Released alongside the central bank’s decision to lift interest rates by 0.25 percentage points on Tuesday, the updated forecasts produced by the bank’s staff hint at further rate hikes down the track to get inflation back to target.

The RBA uses market cash rate pricing as its base case assumption to inform its modelling for the broader economy.

At the time the bank was writing its last set of forecasts in November, markets expected the bank to cut rates one more time.

Ahead of Tuesday’s decision, that had flipped to two hikes in 2026.

But even with two hikes priced in, the RBA still forecast its preferred measure of core inflation would only get down to 2.6 per cent by June 2028.

This means the central bank does not expect two hikes in 2026 to be sufficient to bring inflation down to its point target of 2.5 per cent by the end of its forecast horizon.

Core inflation is still expected to be at 3.2 per cent by the end of 2026, compared to a forecast of 2.7 per cent in November.

The RBA said it had underestimated the strength in the economy, as international conditions proved better than expected.

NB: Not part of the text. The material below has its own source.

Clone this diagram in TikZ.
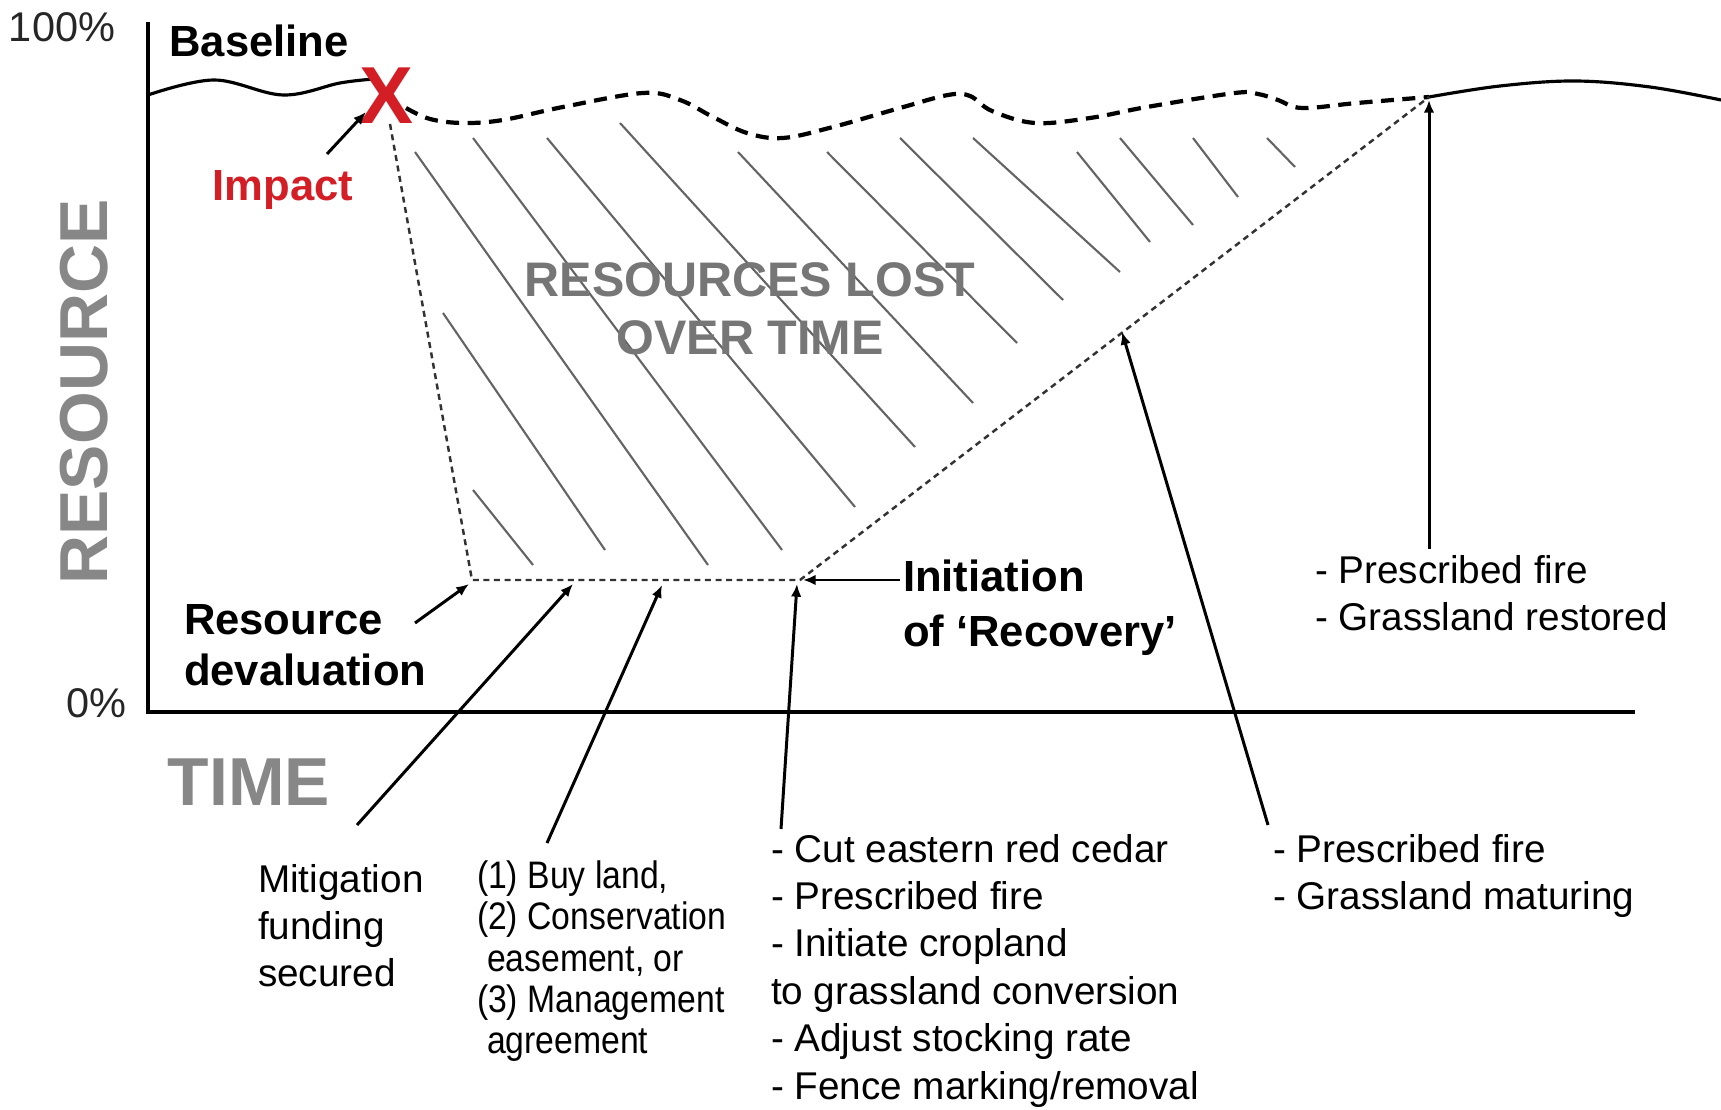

A retail shopper (file image)
An increase in household and business spending has contributed to the rise in inflation. (Joel Carrett/AAP PHOTOS)

Australian household consumption, business investment and the housing market all outperformed expectations.

With the unemployment rate below forecasts at 4.1 per cent, it appears there is even less spare capacity in the economy than previously thought.

That has contributed to the rise in inflation, although the RBA said some of that was still down to temporary factors, like volatility in some goods prices and domestic travel.

“Elevated capacity pressures are consistent with the recent pick-up in inflation, though less persistent sector-specific factors are assumed to explain most of the recent inflation surprise,” RBA staff said in the Statement on Monetary Policy.

People queue outside a Centrelink office (file image)
The jobless rate is expected to rise, tipped to hit 4.6 per cent by June 2028. (Dan Peled/AAP PHOTOS)

The forecasts spell more pain for Australian workers, if borne out.

Workers wages’ are predicted to have gone backwards in real terms at the end of 2025, after eight consecutive quarters of real wages growth.

Real wages – which represent how much more or less money workers are taking home when accounting for the rise in prices – are expected to fall 0.9 per cent in the year to June, compared to November’s prediction of 0.5 per cent.

The unemployment rate is also expected to be higher than previously expected in the medium term, with the jobless rate set to hit 4.6 per cent by June 2028.

GDP is expected to be lower than previously predicted beyond June 2026, largely as a result of the higher cash rate pricing.